We are to partner with Christ today to initiate and empower people to build intimacy with God through prayer. We are to enact generosity through table fellowship and feet-washing. We are the merciful face of God to dispense forgiveness and restoration (cf. Ludwig, 58-60). In other words, through partnership we become the veritable ink for God to write his love in people’s lives—to bring good news to the poor, healing to the sick, freedom to the captives, to proclaim the year of the Lord’s favor (Luke 4:18).
Partnership as a gift of God challenges our anxious need for certainty. Partnership with Christ accepts “God as a mystery and wonder and we respond with awe” (Ludwig, 62).

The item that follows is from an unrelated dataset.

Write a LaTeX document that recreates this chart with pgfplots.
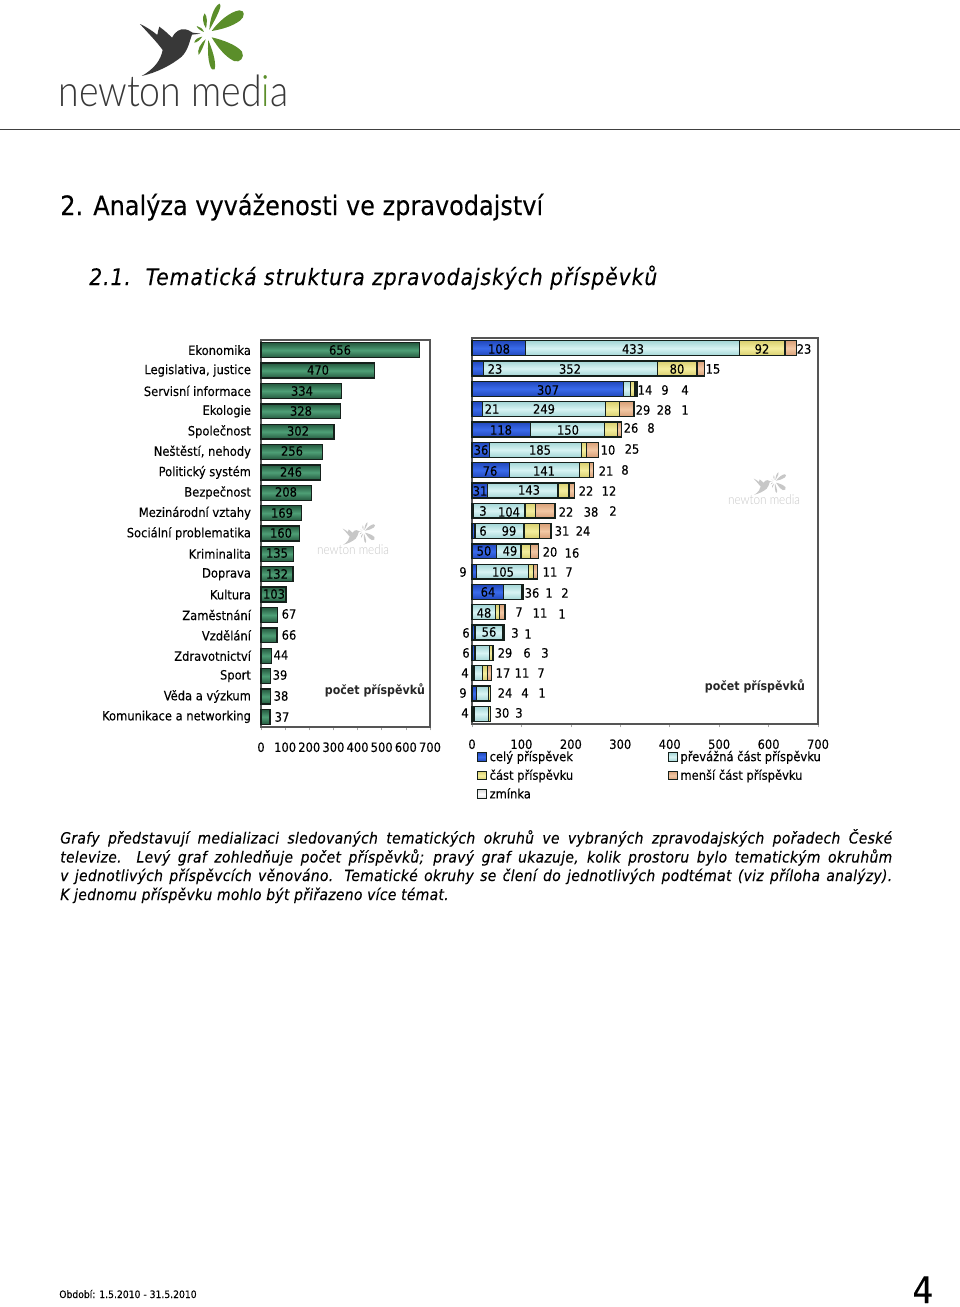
\documentclass[border=0pt]{standalone}
\usepackage{fontspec}
\usepackage{pgfplots}
\usepackage{pgfplotstable}
\pgfplotsset{compat=1.18}
\setmainfont{DejaVu Sans Condensed}[UprightFeatures={FakeBold=0.15}, ItalicFeatures={FakeBold=0.15}]
\newfontfamily\logofont{Lato Light}

\definecolor{framec}{HTML}{555555}
\definecolor{barline}{HTML}{15201B}
\definecolor{greenA}{HTML}{25593F}
\definecolor{greenB}{HTML}{4E9F76}
\definecolor{blueA}{HTML}{2148BC}
\definecolor{blueB}{HTML}{3A6BEA}
\definecolor{aquaA}{HTML}{A4D6D6}
\definecolor{aquaB}{HTML}{D8F4F4}
\definecolor{yelA}{HTML}{D8CF70}
\definecolor{yelB}{HTML}{F4EE9E}
\definecolor{oraA}{HTML}{D8A078}
\definecolor{oraB}{HTML}{F2C8A4}
\definecolor{whiA}{HTML}{DDDDDD}
\definecolor{whiB}{HTML}{FFFFFF}
\definecolor{logogreen}{HTML}{5B8E2A}

% left chart: number of items per topic
\pgfplotstableread{
r v
1 656
2 470
3 334
4 328
5 302
6 256
7 246
8 208
9 169
10 160
11 135
12 132
13 103
14 67
15 66
16 44
17 39
18 38
19 37
}\leftdata

% left chart labels, position in pixels of the page
\pgfplotstableread{
px py lab
340 350 656
318 370 470
302 391 334
301 411 328
298 431 302
292 451 256
291 472 246
286 492 208
282 513 169
281 533 160
277 553 135
277 574 132
274 594 103
289 614 67
289 635 66
281 655 44
280 675 39
281 696 38
282 717 37
}\leftlabels

% right chart: celý, převážná část, část, menší část, zmínka
\pgfplotstableread{
r c p s m z
1 108 433 92 23 0
2 23 352 80 15 0
3 307 14 9 4 0
4 21 249 29 28 1
5 118 150 26 8 0
6 36 185 10 25 0
7 76 141 21 8 0
8 31 143 22 12 0
9 3 104 22 38 2
10 6 99 31 24 0
11 50 49 20 16 0
12 9 105 11 7 0
13 64 36 1 2 0
14 0 48 7 11 1
15 6 56 3 1 0
16 6 29 6 3 0
17 4 17 11 7 0
18 9 24 4 1 0
19 4 30 3 0 0
}\rightdata

\pgfplotstableread{
px py lab
499 349 108
633 349 433
762 349 92
804 349 23
495 369 23
570 369 352
677 369 80
713 369 15
548 390 307
645 390 14
665 390 9
685 390 4
492 409 21
544 409 249
643 410 29
664 410 28
685 410 1
501 430 118
568 430 150
631 428 26
651 428 8
481 450 36
540 450 185
608 450 10
632 449 25
490 471 76
544 471 141
606 471 21
625 470 8
480 491 31
529 490 143
586 491 22
609 491 12
483 511 3
509 512 104
566 512 22
591 512 38
613 511 2
483 531 6
509 531 99
562 531 31
583 531 24
484 551 50
510 551 49
550 552 20
572 553 16
463 572 9
503 572 105
550 572 11
569 572 7
488 592 64
532 593 36
549 593 1
565 593 2
484 613 48
519 612 7
540 613 11
562 614 1
466 633 6
489 632 56
515 633 3
528 634 1
466 653 6
505 653 29
527 653 6
545 653 3
465 673 4
503 673 17
522 673 11
541 673 7
463 693 9
505 693 24
525 693 4
542 693 1
465 713 4
502 713 30
519 713 3
}\rightlabels

\pgfplotsset{
  chartbase/.style={
    scale only axis,
    anchor=south west,
    xmin=0, xmax=700,
    ymin=0.5, ymax=19.5,
    y dir=reverse,
    clip=false,
  },
  framed/.style={
    axis line style={draw=framec, line width=1.1pt},
    xtick={0,100,...,700},
    xtick pos=bottom,
    tick align=outside,
    major tick length=2.5pt,
    xtick style={draw=gray!70, line width=.4pt},
    ytick style={draw=none},
    tick label style={font=\fontsize{9.6}{11}\selectfont},
    /pgf/number format/assume math mode=true,
    xticklabel style={yshift=-5.5pt},
  },
  bar look/.style 2 args={
    draw=barline, line width=1pt,
    top color=#1, bottom color=#1, middle color=#2,
    bar width=11.2pt,
  },
  square/.style 2 args={
    legend image code/.code={\draw[draw=barline, line width=.8pt, top color=#1, bottom color=#1, middle color=#2] (0pt,-3.2pt) rectangle (6.6pt,3.4pt);},
  },
  textlayer/.style={
    hide axis,
    nodes near coords,
    point meta=explicit symbolic,
    nodes near coords style={anchor=center, inner sep=0pt, font=\fontsize{9.6}{11}\selectfont, text=black},
  },
}

\newcommand{\logo}[5]{%
  \begin{scope}[shift={(#1,#2)}, scale=#3, transform shape]
    \fill[#4] (305,228) .. controls (345,205) and (362,180) .. (368,150)
      .. controls (350,125) and (325,100) .. (300,72)
      .. controls (322,82) and (340,95) .. (352,105) .. controls (354,95) and (355,88) .. (358,80)
      .. controls (372,90) and (385,102) .. (396,113) .. controls (405,95) and (420,85) .. (436,88)
      .. controls (447,90) and (452,95) .. (458,98) -- (482,101) -- (456,104)
      .. controls (448,125) and (445,150) .. (425,170) .. controls (395,195) and (350,218) .. (305,228) -- cycle;
    \fill[#5] (515,93) .. controls (535,65) and (570,35) .. (598,31) .. controls (615,30) and (616,50) .. (600,62) .. controls (575,80) and (545,88) .. (515,93) -- cycle;
    \fill[#5] (515,112) .. controls (550,120) and (590,135) .. (606,155) .. controls (615,172) and (600,190) .. (582,183) .. controls (555,170) and (532,140) .. (515,112) -- cycle;
    \fill[#5] (508,90) .. controls (510,55) and (522,20) .. (538,11) .. controls (546,12) and (542,30) .. (508,90) -- cycle;
    \fill[#5] (498,85) .. controls (488,70) and (486,50) .. (494,40) .. controls (502,48) and (502,68) .. (498,85) -- cycle;
    \fill[#5] (492,96) .. controls (482,92) and (472,85) .. (470,78) .. controls (480,80) and (488,86) .. (492,96) -- cycle;
    \fill[#5] (487,110) .. controls (480,120) and (470,128) .. (463,128) .. controls (464,118) and (475,112) .. (487,110) -- cycle;
    \fill[#5] (497,118) .. controls (492,135) and (484,155) .. (476,165) .. controls (470,150) and (482,130) .. (497,118) -- cycle;
    \fill[#5] (505,120) .. controls (515,145) and (530,185) .. (524,208) .. controls (515,218) and (500,190) .. (505,120) -- cycle;
    \node[inner sep=0pt, anchor=south west, text=#4] at (55,322) {\resizebox{517.5pt}{71pt}{\logofont newton med\textcolor{#5}{i}a}};
  \end{scope}%
}

\begin{document}
\begin{tikzpicture}
\path[use as bounding box] (0,0) rectangle (720pt,-980.25pt);

% page furniture, in pixels of the page
\begin{scope}[x=0.75pt, y=-0.75pt]
  \logo{40}{0}{0.3333}{black!78}{logogreen}
  \logo{311.3}{521}{0.1043}{black!22}{black!22}
  \logo{722.3}{471}{0.1043}{black!22}{black!22}
  \draw[black!75, line width=.9pt] (0,129.5) -- (960,129.5);
  \node[anchor=base west, inner sep=0pt, font=\fontsize{20}{24}\selectfont] at (60,215) {2. Analýza vyváženosti ve zpravodajství};
  \node[anchor=base west, inner sep=0pt, font=\fontsize{17}{20}\selectfont\itshape] at (89,285) {\addfontfeatures{LetterSpace=4}2.1.\ \ Tematická struktura zpravodajských příspěvků};
  \begin{scope}[every node/.style={anchor=base west, inner sep=0pt, font=\fontsize{11.6}{14}\selectfont\itshape}]
    \addfontfeatures{LetterSpace=2}
    \node at (60,843.5) {\addfontfeatures{LetterSpace=2}\makebox[624pt][s]{Grafy představují medializaci sledovaných tematických okruhů ve vybraných zpravodajských pořadech České}};
    \node at (60,862.5) {\addfontfeatures{LetterSpace=2}\makebox[624pt][s]{televize. Levý graf zohledňuje počet příspěvků; pravý graf ukazuje, kolik prostoru bylo tematickým okruhům}};
    \node at (60,881) {\addfontfeatures{LetterSpace=2}\makebox[624pt][s]{v jednotlivých příspěvcích věnováno. Tematické okruhy se člení do jednotlivých podtémat (viz příloha analýzy).}};
    \node at (60,900) {\addfontfeatures{LetterSpace=2}K jednomu příspěvku mohlo být přiřazeno více témat.};
  \end{scope}
  \node[anchor=base west, inner sep=0pt, font=\fontsize{7.7}{9}\selectfont] at (59,1298) {Období: 1.5.2010 - 31.5.2010};
  \node[anchor=base, inner sep=0pt, font=\fontsize{27.5}{30}\selectfont] at (923,1303) {4};
\end{scope}

% left chart: one plot per row so that each bar gets its own shading
\begin{axis}[
  chartbase, framed,
  at={(195.75pt,-545.25pt)},
  width=126.75pt, height=290.25pt,
  ytick={1,...,19},
  yticklabels={Ekonomika,{Legislativa, justice},Servisní informace,Ekologie,Společnost,{Neštěstí, nehody},Politický systém,Bezpečnost,Mezinárodní vztahy,Sociální problematika,Kriminalita,Doprava,Kultura,Zaměstnání,Vzdělání,Zdravotnictví,Sport,Věda a výzkum,Komunikace a networking},
  yticklabel style={anchor=east, xshift=-1.5pt},
]
\pgfplotsinvokeforeach{1,...,19}{
  \addplot[xbar, bar look={greenA}{greenB}, restrict y to domain=#1:#1] table[x=v, y=r] {\leftdata};
}
\end{axis}
\begin{axis}[
  chartbase, textlayer,
  at={(195.75pt,-545.25pt)},
  width=126.75pt, height=290.25pt,
]
\addplot[draw=none, mark=none] table[x expr=(\thisrow{px}-261)*700/169, y expr=(\thisrow{py}-340)/20.37+0.5, meta=lab] {\leftlabels};
\node[font=\fontsize{9.2}{11}\selectfont\bfseries, text=black!85] at (axis cs:472,17.68) {počet příspěvků};
\end{axis}

% right chart: frame and legend
\begin{axis}[
  chartbase, framed,
  at={(354pt,-543pt)},
  width=259.5pt, height=289.5pt,
  ytick=\empty,
  legend columns=2,
  legend cell align=left,
  legend style={draw=none, fill=none, at={(0.014,-0.062)}, anchor=north west,
    inner sep=0pt, font=\fontsize{9.6}{11}\selectfont, row sep=.8pt,
    /tikz/every even column/.append style={column sep=69pt}},
]
\addlegendimage{square={blueA}{blueB}}
\addlegendentry{celý příspěvek}
\addlegendimage{square={aquaA}{aquaB}}
\addlegendentry{převážná část příspěvku}
\addlegendimage{square={yelA}{yelB}}
\addlegendentry{část příspěvku}
\addlegendimage{square={oraA}{oraB}}
\addlegendentry{menší část příspěvku}
\addlegendimage{square={whiA}{whiB}}
\addlegendentry{zmínka}
\end{axis}

% right chart: one stacked axis per row, again for the shading
\pgfplotsinvokeforeach{1,...,19}{
\begin{axis}[
  chartbase, hide axis,
  at={(354pt,-543pt)},
  width=259.5pt, height=289.5pt,
  xbar stacked,
  restrict y to domain=#1:#1,
]
\addplot[bar look={blueA}{blueB}] table[x=c, y=r] {\rightdata};
\addplot[bar look={aquaA}{aquaB}] table[x=p, y=r] {\rightdata};
\addplot[bar look={yelA}{yelB}] table[x=s, y=r] {\rightdata};
\addplot[bar look={oraA}{oraB}] table[x=m, y=r] {\rightdata};
\addplot[bar look={whiA}{whiB}] table[x=z, y=r] {\rightdata};
\end{axis}
}
\begin{axis}[
  chartbase, textlayer,
  at={(354pt,-543pt)},
  width=259.5pt, height=289.5pt,
]
\addplot[draw=none, mark=none] table[x expr=(\thisrow{px}-472)*700/346, y expr=(\thisrow{py}-338)/20.32+0.5, meta=lab] {\rightlabels};
\node[font=\fontsize{9.2}{11}\selectfont\bfseries, text=black!85] at (axis cs:572.5,17.67) {počet příspěvků};
\end{axis}
\end{tikzpicture}
\end{document}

Hence, we cannot play God but we can collaborate with God to liberate and empower others even in our fragility and vulnerability. We can only respond to this gift with gratitude and joy because God’s love is beyond measure. Freely we have received and freely we shall give. We respond to the love of God with our conscious effort to be the living tabernacles of Christ to distribute Christ to others in their own context.
While the effects of partnership are numerous, they include above all a participation in the very mystery of God. In other words through grace partnership with God divinizes us. Divinization is a life that visibly celebrates the gracious love and goodness of God. The self-donation of God transforms us in such a way that we act lovingly and justly to lead the world to God.
Work Cited
Ludwig, Robert, et al. Grace, Christ, and Spirit. Loyola University New Orleans, 2018.